50 millions d’euros et un blâme. C’est la sanction infligée par l’Autorité de contrôle prudentiel et de régulation (ACPR) à La Banque postale pour avoir laissé perdurer pendant « environ huit ans » de sérieuses failles dans son dispositif de lutte contre le financement du terrorisme. Dans une décision datée du 21 décembre, rendue publique ce lundi, le « gendarme des banques » souligne à plusieurs reprises la « gravité » de ces manquements, révélés par Les Jours en décembre 2017, et qui ont parallèlement conduit le parquet de Paris à ouvrir une enquête pénale, confiée à la brigade financière. Celle-ci est toujours en cours.
La décision de l’ACPR, longue de onze pages, reproche à La Banque postale des « carences du dispositif de gel des avoirs » (le blocage des fonds appartenant à certaines personnes physiques ou morales), « l’absence d’actions correctrices permettant d’y remédier, plusieurs années après qu’elles ont été détectées » et la transmission « de renseignements erronés » au régulateur sur les mesures mises en œuvre.
La Banque postale a exécuté au moins 75 opérations pour le compte de dix clients. […] Dans 9 cas sur 10 en raison d’activités terroristes.

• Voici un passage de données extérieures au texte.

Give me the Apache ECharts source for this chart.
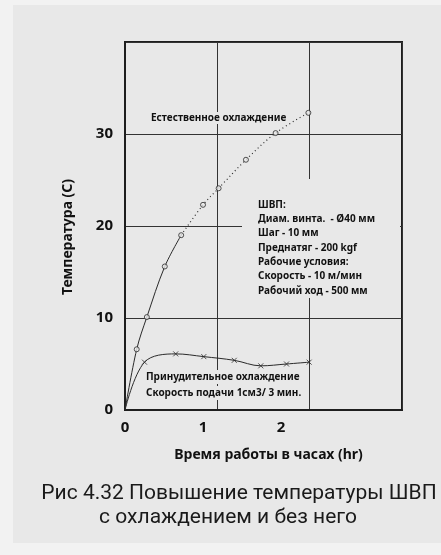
<!DOCTYPE html>
<html><head><meta charset="utf-8">
<script src="https://cdn.jsdelivr.net/npm/echarts@6/dist/echarts.min.js"></script>
<style>html,body{margin:0;padding:0;background:#e8e8e8}#c{width:441px;height:555px}</style>
</head><body><div id="c"></div>
<script>
const naturalX = [0, 0.15, 0.28, 0.51, 0.72, 1.0, 1.2, 1.55, 1.93, 2.35];
const naturalY = [0, 6.6, 10.1, 15.6, 19.0, 22.3, 24.1, 27.2, 30.1, 32.3];
const forcedX = [0, 0.25, 0.65, 1.01, 1.40, 1.74, 2.07, 2.36];
const forcedY = [0, 5.2, 6.1, 5.8, 5.4, 4.8, 5.0, 5.2];
const dottedFrom = 4;
const xTicks = [0, 1, 2];
const yTicks = [0, 10, 20, 30];
const xName = 'Время работы в часах (hr)';
const yName = 'Температура (C)';
const naturalLabel = 'Естественное охлаждение';
const forcedLabel = ['Принудительное охлаждение', 'Скорость подачи 1см3/ 3 мин.'];
const infoLines = ['ШВП:', 'Диам. винта.  - Ø40 мм', 'Шаг - 10 мм', 'Преднатяг - 200 kgf', 'Рабочие условия:', 'Скорость - 10 м/мин', 'Рабочий ход - 500 мм'];
const caption = ['Рис 4.32 Повышение температуры ШВП', 'с охлаждением и без него'];

const BG = '#e8e8e8', INK = '#2a2a2a';
const FONT = '"Noto Sans", sans-serif';
const pairs = (xs, ys) => xs.map((x, i) => [x, ys[i]]);
const nat = pairs(naturalX, naturalY);
const frc = pairs(forcedX, forcedY);

const chart = echarts.init(document.getElementById('c'), null, {renderer: 'canvas'});
const graphics = [
  {type: 'rect', shape: {x: 0, y: 0, width: 13, height: 555}, style: {fill: '#f2f2f2'}, z: -5},
  {type: 'rect', shape: {x: 0, y: 0, width: 441, height: 5}, style: {fill: '#f2f2f2'}, z: -5},
  {type: 'rect', shape: {x: 0, y: 543, width: 441, height: 12}, style: {fill: '#f2f2f2'}, z: -5},
  {type: 'rect', shape: {x: 242, y: 179, width: 158, height: 119}, style: {fill: BG}, z: 5},
  {type: 'text', x: 150, y: 118, z: 6, style: {text: naturalLabel, font: 'bold 10px ' + FONT, fill: '#111', verticalAlign: 'middle', backgroundColor: BG, padding: [1, 1]}},
  {type: 'text', x: 68, y: 237, rotation: Math.PI / 2, z: 6, style: {text: yName, font: 'bold 14px ' + FONT, fill: '#111', align: 'center', verticalAlign: 'middle'}}
];
infoLines.forEach((t, i) => graphics.push({type: 'text', x: 258, y: 205 + i * 14.3, z: 6,
  style: {text: t, font: 'bold 10px ' + FONT, fill: '#111', verticalAlign: 'middle'}}));
forcedLabel.forEach((t, i) => graphics.push({type: 'text', x: 145, y: 377 + i * 16, z: 6,
  style: {text: t, font: 'bold 10px ' + FONT, fill: '#111', verticalAlign: 'middle', backgroundColor: BG, padding: [2, 1]}}));
graphics.push({type: 'text', x: 239, y: 494, z: 6, style: {text: caption[0], font: '21px Roboto', fill: '#1a1a1a', align: 'center', verticalAlign: 'middle'}});
graphics.push({type: 'text', x: 228, y: 518, z: 6, style: {text: caption[1], font: '21px Roboto', fill: '#1a1a1a', align: 'center', verticalAlign: 'middle'}});

chart.setOption({
  backgroundColor: BG,
  animation: false,
  grid: {left: 125, right: 39, top: 42, bottom: 145, show: true, borderColor: '#1e1e1e', borderWidth: 2, backgroundColor: 'transparent'},
  xAxis: [
    {type: 'value', min: 0, max: 3.55, position: 'bottom',
     axisLine: {show: true, lineStyle: {color: '#1e1e1e', width: 2}}, axisTick: {show: false}, splitLine: {show: false},
     axisLabel: {customValues: xTicks, fontSize: 15, fontWeight: 'bold', fontFamily: FONT, color: '#111', margin: 10},
     name: xName, nameLocation: 'middle', nameGap: 38,
     nameTextStyle: {fontSize: 14, fontWeight: 'bold', fontFamily: FONT, color: '#111', padding: [0, 0, 0, 10]}},
    {type: 'value', min: 0, max: 3, interval: 1, position: 'top',
     axisLine: {show: false}, axisTick: {show: false}, axisLabel: {show: false},
     splitLine: {show: true, lineStyle: {color: '#333', width: 1}}}
  ],
  yAxis: {type: 'value', min: 0, max: 40, interval: 10,
    axisLine: {show: true, lineStyle: {color: '#1e1e1e', width: 2}}, axisTick: {show: false},
    splitLine: {show: true, lineStyle: {color: '#333', width: 1}},
    axisLabel: {customValues: yTicks, fontSize: 15, fontWeight: 'bold', fontFamily: FONT, color: '#111', margin: 12}},
  graphic: graphics,
  series: [
    {type: 'line', data: nat.slice(0, dottedFrom + 1), smooth: 0.35, showSymbol: false,
     lineStyle: {color: INK, width: 1}, z: 3},
    {type: 'line', data: nat.slice(dottedFrom), smooth: 0.35, showSymbol: false,
     lineStyle: {color: INK, width: 1.2, type: [1, 3]}, z: 3},
    {type: 'scatter', data: nat.slice(1), symbol: 'circle', symbolSize: 5,
     itemStyle: {color: BG, borderColor: INK, borderWidth: 1}, z: 4},
    {type: 'line', data: frc, smooth: 0.35, showSymbol: false,
     lineStyle: {color: INK, width: 1}, z: 3},
    {type: 'scatter', data: frc.slice(1), symbol: 'path://M0,0L10,10M10,0L0,10', symbolSize: 5,
     itemStyle: {color: 'none', borderColor: INK, borderWidth: 1}, z: 4}
  ]
});
</script></body></html>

Le cœur de ses critiques porte sur les mandats cash, ce système qui permet d’envoyer facilement de l’argent liquide. Faute de dispositif de contrôle efficace, écrit l’ACPR, « La Banque postale a exécuté au moins 75 opérations pour le compte de dix clients » qui faisaient l’objet d’un gel d’avoirs, « dans 9 cas sur 10 en raison d’activités terroristes » entre décembre 2009 et mars 2017. Or, poursuit le « gendarme des banques », La Banque postale savait « dès 2013 » qu’elle violait ses obligations légales et n’a pas réagi de manière assez vive. Les utilisateurs de mandats cash (même lorsqu’ils s’agissait de détenus) ne faisaient tout simplement pas l’objet des vérifications nécessaires. Les projets de refonte informatique ont connu « des reports successifs », notamment pour des raisons de coûts et de « difficultés techniques ». Des excuses insuffisantes, juge l’ACPR, « dans un contexte marqué par l’aggravation de la menace terroriste et une attention accrue des pouvoirs publics sur le “micro-financement” de tels actes ».

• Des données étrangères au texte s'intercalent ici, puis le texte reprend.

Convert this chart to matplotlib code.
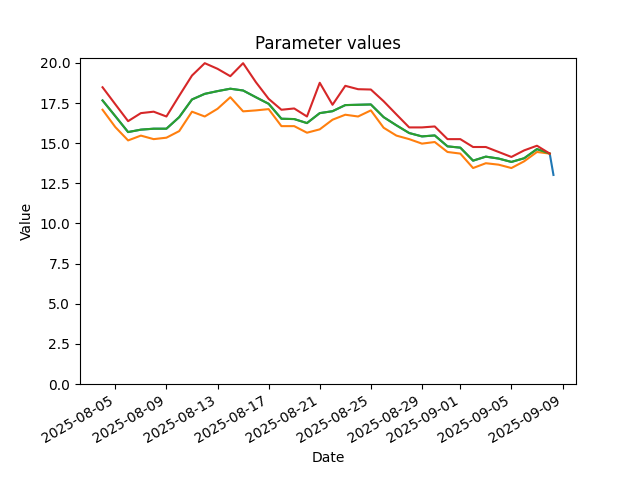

Le « gendarme des banques » n’évoque pas nommément les exemples développés l’an dernier par Les Jours, sur la base du prérapport dont nous avions eu connaissance. Il était notamment question d’une étonnante négligence de La Banque postale à l’égard d’une banque d’État syrienne, la Saving Bank, dont les avoirs avaient été gelés sur décision de l’Union européenne parce qu’elle finançait le régime de Bachar el-Assad.